The Torah uses a euphemism. Bereshit Rabbah does not let it stay hidden. The thigh, the rabbis explain, points to the place of circumcision. The servant is asked to swear an oath with his hand on the very wound Abraham received at ninety-nine.
Why this gesture and not a hand on the head, or on an altar, or raised toward heaven? Because the precept of circumcision came through pain, the rabbis say. And because it came through pain, it was beloved. Anything received that cost the body that much could not be sworn upon lightly. It was the most expensive object in Abraham's possession, and so the strongest available seal.
How Does a Body Hold a Promise
The servant is being sent across the desert to find a wife for Isaac, the son the covenant was promised through. The oath needs to bind for hundreds of miles and an unknown stretch of time.
Abraham could have asked for an oath on the heavens. He chooses the scar instead. The body, in this story, is more reliable than the sky. The scar traveled with him out of Ur, through Egypt, past Sodom, into the years after Sarah's death. It is the one promise that did not require him to remember anything, because his body remembered for him.
The servant's hand on the thigh is the covenant touching itself. One generation reaching back to the moment another generation was sealed. The household becomes a chain of bodies, each one carrying the same cut forward.
The God Who Said Stop
Return for a moment to that first scene. The rabbis offer another reading of Shadai. The name belongs, they say, to the God who told the spreading heavens, "Enough." Without that word, the universe would still be expanding outward in every direction, formless, with no edge to lean against.

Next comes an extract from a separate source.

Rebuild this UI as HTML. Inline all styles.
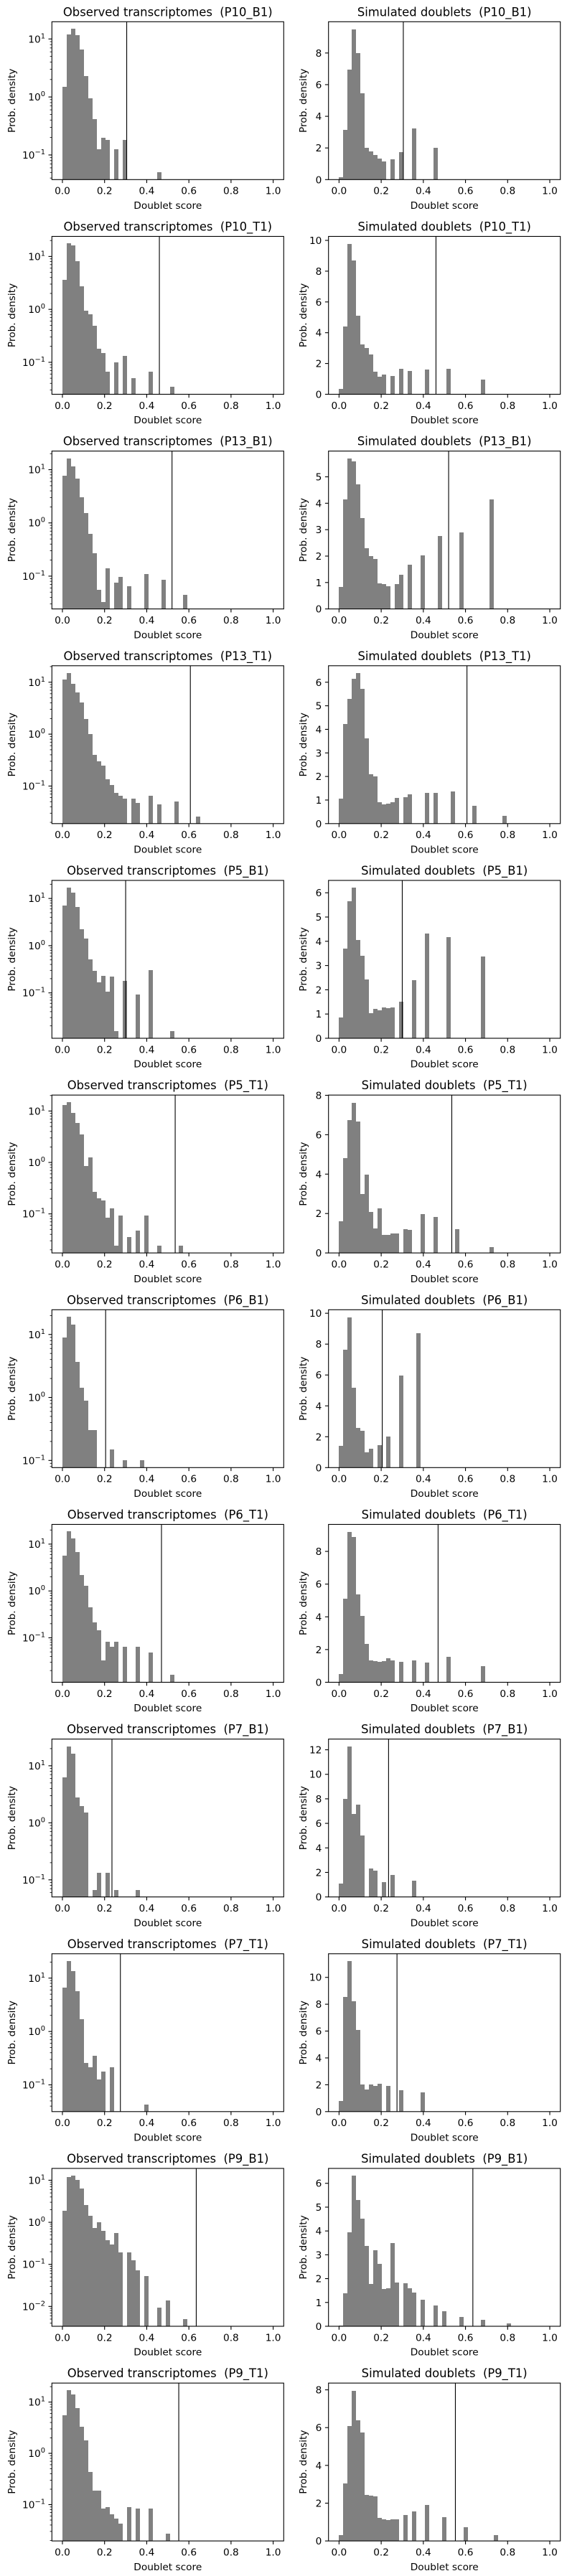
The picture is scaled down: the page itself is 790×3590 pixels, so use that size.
<!DOCTYPE html>
<html><head><meta charset="utf-8">
<style>
html,body{margin:0;padding:0;background:#fff;}
svg{display:block;font-family:"DejaVu Sans","Liberation Sans",sans-serif;}
svg text{white-space:pre;}
</style></head>
<body>
<svg id="fig" xmlns="http://www.w3.org/2000/svg" width="790" height="3590" viewBox="0 0 790 3590" xml:space="preserve"></svg>
<script>
const sampleNames = ["P10_B1","P10_T1","P13_B1","P13_T1","P5_B1","P5_T1","P6_B1","P6_T1","P7_B1","P7_T1","P9_B1","P9_T1"];
const thresholds = [0.305,0.46,0.52,0.607,0.30,0.535,0.205,0.47,0.235,0.275,0.635,0.552];
const observed_P10_B1 = [1.49,12,14.9,11.5,6.5,2.3,0.96,0.42,0.125,0.2,0.18,0,0.125,0,0.18,0,0,0,0,0,0,0,0.05];
const simulated_P10_B1 = [0.15,3.14,6.97,9.5,8.0,5.45,2.0,1.8,1.56,1.33,1.14,0,1.3,0,1.75,0,0,3.23,0,0,0,0,2.0];
const observed_P10_T1 = [3.6,17.5,16,8.1,2.76,0.95,0.81,0.49,0.18,0.15,0.066,0,0.1,0,0.133,0,0.05,0,0,0,0.066,0,0,0,0,0.034];
const simulated_P10_T1 = [0.35,4.4,9.77,8.7,5.1,3.24,3.0,2.58,1.48,1.14,1.28,0,1.19,0,1.64,0,1.51,0,0,0,1.62,0,0,0,0,1.64,0,0,0,0,0,0,0,0.96];
const observed_P13_B1 = [7.6,16.4,11.7,6.9,3.07,1.55,0.62,0.27,0.055,0.033,0.14,0,0.076,0.097,0,0.065,0,0,0,0.11,0,0,0,0.086,0,0,0,0,0.044];
const simulated_P13_B1 = [0.82,4.14,5.69,5.59,4.72,3.43,2.29,2.0,1.88,0.98,0.93,0.85,0,0.95,1.28,0,1.68,0,0,2.03,0,0,0,2.76,0,0,0,0,2.9,0,0,0,0,0,0,4.14];
const observed_P13_T1 = [11.3,15.1,9.4,6.3,4.05,1.96,1.0,0.4,0.3,0.245,0.134,0.104,0.075,0.064,0.058,0,0.058,0.048,0,0,0.065,0,0.045,0,0,0,0.05,0,0,0,0,0.026];
const simulated_P13_T1 = [1.07,4.24,5.28,6.16,6.38,5.71,3.61,2.1,2.0,0.92,0.83,0.86,0.91,1.1,0,1.12,1.25,0,0,0,1.31,0,1.29,0,0,0,1.37,0,0,0,0,0.77,0,0,0,0,0,0,0.32];
const observed_P5_B1 = [7.2,17,13.4,6.5,2.25,1.4,0.51,0.29,0.166,0.23,0.106,0.225,0.0155,0,0.18,0,0,0.091,0,0,0.3,0,0,0,0,0.0155];
const simulated_P5_B1 = [0.85,3.7,5.64,6.2,4.04,3.4,2.42,1.04,1.21,1.15,1.26,1.24,1.26,0,1.5,0,0,2.4,0,0,4.31,0,0,0,0,4.17,0,0,0,0,0,0,0,3.36];
const observed_P5_T1 = [13.2,14.8,9.3,5.9,3.5,0.86,1.26,0.27,0.2,0.18,0.084,0.128,0.024,0.094,0,0.035,0,0.047,0,0.093,0,0,0.024,0,0,0,0,0.024];
const simulated_P5_T1 = [1.6,4.81,6.73,7.63,6.66,2.98,3.99,2.08,1.25,2.25,0.9,0.9,0.97,1.0,0,1.22,1.18,0,0,1.97,0,0,1.83,0,0,0,0,1.19,0,0,0,0,0,0,0,0.28];
const observed_P6_B1 = [8.9,19,14.5,3.67,1.42,0.89,0.3,0.3,0,0,0,0.15,0,0,0.1,0,0,0,0.1];
const simulated_P6_B1 = [1.41,7.62,9.74,5.16,2.57,2.38,0.99,1.23,0,1.46,0,1.99,0,0,5.95,0,0,0,8.71];
const observed_P6_T1 = [5.7,18.5,13.3,6.8,2.2,1.3,0.44,0.21,0.145,0.033,0.081,0.064,0.081,0,0.064,0,0,0.064,0,0,0.049,0,0,0,0,0.016];
const simulated_P6_T1 = [0.5,5.12,9.19,8.9,5.38,4.06,2.33,1.34,1.29,1.26,1.29,1.47,1.32,0,1.26,0,0,1.34,0,0,1.2,0,0,0,0,1.54,0,0,0,0,0,0,0,0.99];
const observed_P7_B1 = [6.3,22,16.1,2.8,1.96,1.52,0,0.067,0.133,0,0.133,0,0.067,0,0,0,0,0.067];
const simulated_P7_B1 = [1.1,7.98,12.26,6.76,7.54,5.01,0,2.33,2.17,0,1.22,0,1.8,0,0,0,0,1.33];
const observed_P7_T1 = [6.7,21,13.6,5.6,1.72,0.26,0.215,0.35,0.128,0.176,0,0.215,0,0,0,0,0,0,0,0.043];
const simulated_P7_T1 = [0.81,8.52,11.2,8.2,6.1,2.03,1.63,2.01,1.93,2.07,0,1.91,0,0,1.59,0,0,0,0,1.42];
const observed_P9_B1 = [1.9,12,12.9,10.3,6.4,2.6,1.41,0.72,1.0,0.62,0.38,0.3,0.56,0.19,0,0.19,0.126,0.073,0,0.053,0,0,0.0094,0,0.014,0,0,0,0.005];
const simulated_P9_B1 = [0.03,1.37,3.94,6.31,5.31,4.51,3.37,1.77,3.2,2.63,1.57,1.59,3.49,1.83,0,1.8,1.6,1.41,0,1.11,0,0,0.86,0,0.63,0,0,0,0.4,0,0,0,0,0.26,0,0,0,0,0,0.11];
const observed_P9_T1 = [5.5,17,14,7.6,3.3,1.77,0.44,0.19,0.19,0.083,0.09,0.064,0.054,0.043,0,0.09,0,0.083,0,0,0.083,0,0,0,0.027];
const simulated_P9_T1 = [0.31,3.05,6.1,7.96,6.4,5.73,2.43,2.39,2.37,1.22,1.16,1.11,1.13,1.13,0,1.37,0,1.56,0,0,1.89,0,0,0,1.26,0,0,0,0,0.72,0,0,0,0,0,0,0.31];
const observedSeries = [observed_P10_B1,observed_P10_T1,observed_P13_B1,observed_P13_T1,observed_P5_B1,observed_P5_T1,observed_P6_B1,observed_P6_T1,observed_P7_B1,observed_P7_T1,observed_P9_B1,observed_P9_T1];
const simulatedSeries = [simulated_P10_B1,simulated_P10_T1,simulated_P13_B1,simulated_P13_T1,simulated_P5_B1,simulated_P5_T1,simulated_P6_B1,simulated_P6_T1,simulated_P7_B1,simulated_P7_T1,simulated_P9_B1,simulated_P9_T1];
const xTickLabels = ["0.0","0.2","0.4","0.6","0.8","1.0"];
const numBins = 49;

const NS = "http://www.w3.org/2000/svg";
const svg = document.getElementById("fig");
const ROW_H = 3590/12;
const AX_W = 323, AX_TOP = 30.3, AX_BOT = 250.3;
const LEFT_X = 72.3, RIGHT_X = 457.7;
const FS = 13.7, TFS = 16.4, MAJ = 4.8, MIN = 2.7;

function el(tag, attrs, parent) {
  const e = document.createElementNS(NS, tag);
  for (const k in attrs) e.setAttribute(k, attrs[k]);
  (parent || svg).appendChild(e);
  return e;
}

function drawPanel(row, isLog, values, thr, title) {
  const x0 = isLog ? LEFT_X : RIGHT_X;
  const yTop = row*ROW_H + AX_TOP, yBot = row*ROW_H + AX_BOT;
  const g = el("g", {});
  
  
  const xs = v => x0 + (v + 0.05) / 1.1 * AX_W;
  let ys, lo, hi;
  const pos = values.filter(v => v > 0);
  if (isLog) {
    const lmin = Math.log10(Math.min(...pos)), lmax = Math.log10(Math.max(...pos));
    const m = (lmax - lmin) * 0.05;
    lo = lmin - m; hi = lmax + m;
    ys = v => yBot - (Math.log10(v) - lo) / (hi - lo) * (yBot - yTop);
  } else {
    lo = 0; hi = Math.max(...values) * 1.05;
    ys = v => yBot - (v - lo) / (hi - lo) * (yBot - yTop);
  }
  const bars = el("g", {"shape-rendering": "crispEdges"}, g);
  
  
  const bw = 1 / numBins;
  const yb = Math.round(yBot);
  values.forEach((v, i) => {
    if (!(v > 0)) return;
    const xa = Math.round(xs(i * bw)), xb = Math.round(xs((i + 1) * bw));
    const yv = Math.round(ys(v));
    const r = el("rect", {x: xa, y: yv, width: xb - xa, height: yb - yv, fill: "#808080"}, bars);
    
    
  });
  const tl = el("line", {x1: xs(thr), x2: xs(thr), y1: yTop, y2: yBot, stroke: "#000", "stroke-width": 1.1}, g);
  
  
  const fr = el("rect", {x: x0, y: yTop, width: AX_W, height: yBot - yTop, fill: "none", stroke: "#000", "stroke-width": 1.1}, g);
  
  
  xTickLabels.forEach(lbl => {
    const v = parseFloat(lbl);
    el("line", {x1: xs(v), x2: xs(v), y1: yBot, y2: yBot + MAJ, stroke: "#000", "stroke-width": 1.1}, g);
    const t = el("text", {x: xs(v), y: yBot + 20.3, "font-size": FS, "text-anchor": "middle", fill: "#000"}, g);
    t.textContent = lbl;
    
    
  });
  const labelX = x0 - MAJ - 4.5;
  if (isLog) {
    for (let k = Math.floor(lo); k <= Math.ceil(hi); k++) {
      for (let m = 1; m <= 9; m++) {
        const lv = k + Math.log10(m);
        if (lv < lo || lv > hi) continue;
        const yy = ys(Math.pow(10, lv));
        el("line", {x1: x0 - (m === 1 ? MAJ : MIN), x2: x0, y1: yy, y2: yy, stroke: "#000", "stroke-width": m === 1 ? 1.1 : 0.8}, g);
        if (m === 1) {
          const t = el("text", {x: labelX, y: yy + 5, "font-size": FS, "text-anchor": "end", fill: "#000"}, g);
          const ex = (k < 0 ? "\u2212" : "") + Math.abs(k);
          t.innerHTML = '10<tspan dy="-6" font-size="' + (FS*0.72).toFixed(1) + '">' + ex + '</tspan>';
          
          
        }
      }
    }
  } else {
    let step = 1;
    for (const s of [1, 2, 2.5, 5, 10]) { if (Math.floor(hi / s) + 1 <= 8) { step = s; break; } }
    for (let v = 0; v <= hi + 1e-9; v += step) {
      const yy = ys(v);
      el("line", {x1: x0 - MAJ, x2: x0, y1: yy, y2: yy, stroke: "#000", "stroke-width": 1.1}, g);
      const t = el("text", {x: labelX, y: yy + 5, "font-size": FS, "text-anchor": "end", fill: "#000"}, g);
      t.textContent = String(v);
      
      
    }
  }
  const cx = x0 + AX_W / 2;
  const tt = el("text", {x: cx, y: row*ROW_H + 22.3, "font-size": TFS, "text-anchor": "middle", fill: "#000"}, g);
  tt.textContent = title;
  
  
  const xl = el("text", {x: cx, y: row*ROW_H + 291, "font-size": FS, "text-anchor": "middle", fill: "#000"}, g);
  xl.textContent = "Doublet score";
  
  
  const yc = (yTop + yBot) / 2;
  const ylx = isLog ? 21 : 427;
  const yl = el("text", {x: ylx, y: yc, "font-size": FS, "text-anchor": "middle", fill: "#000", transform: "rotate(-90 " + ylx + " " + yc + ")"}, g);
  yl.textContent = "Prob. density";
  
  
}

for (let r = 0; r < 12; r++) {
  drawPanel(r, true, observedSeries[r], thresholds[r], "Observed transcriptomes\u00a0\u00a0(" + sampleNames[r] + ")");
  drawPanel(r, false, simulatedSeries[r], thresholds[r], "Simulated doublets\u00a0\u00a0(" + sampleNames[r] + ")");
}
</script>
</body></html>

Set that idea next to Abraham at ninety-nine. The same God who edged the cosmos is now edging a man. Where there was extra flesh, there will be a boundary. Where there was an open body, there will be a sealed one. The covenant is the cosmological act translated into a single household. God making form where there was none.
That is why Bereshit Rabbah keeps returning to Abraham's body. The patriarch is not a symbol of the covenant. He is the place where the covenant first found a shape it could keep.
A Scar That Outlived the Patriarch
Abraham died at one hundred and seventy-five, the Torah reports, gathered to his people. The scar did not go with him. It traveled into Isaac, into Jacob, into every household that kept the eighth-day rite his children inherited.
The rabbis of fifth-century Palestine were writing for a community without a Temple, without a king, without a country. What they had left was bodies. One man. One wound. One household sworn upon it. A covenant small enough to carry into exile, and stubborn enough to keep its shape there.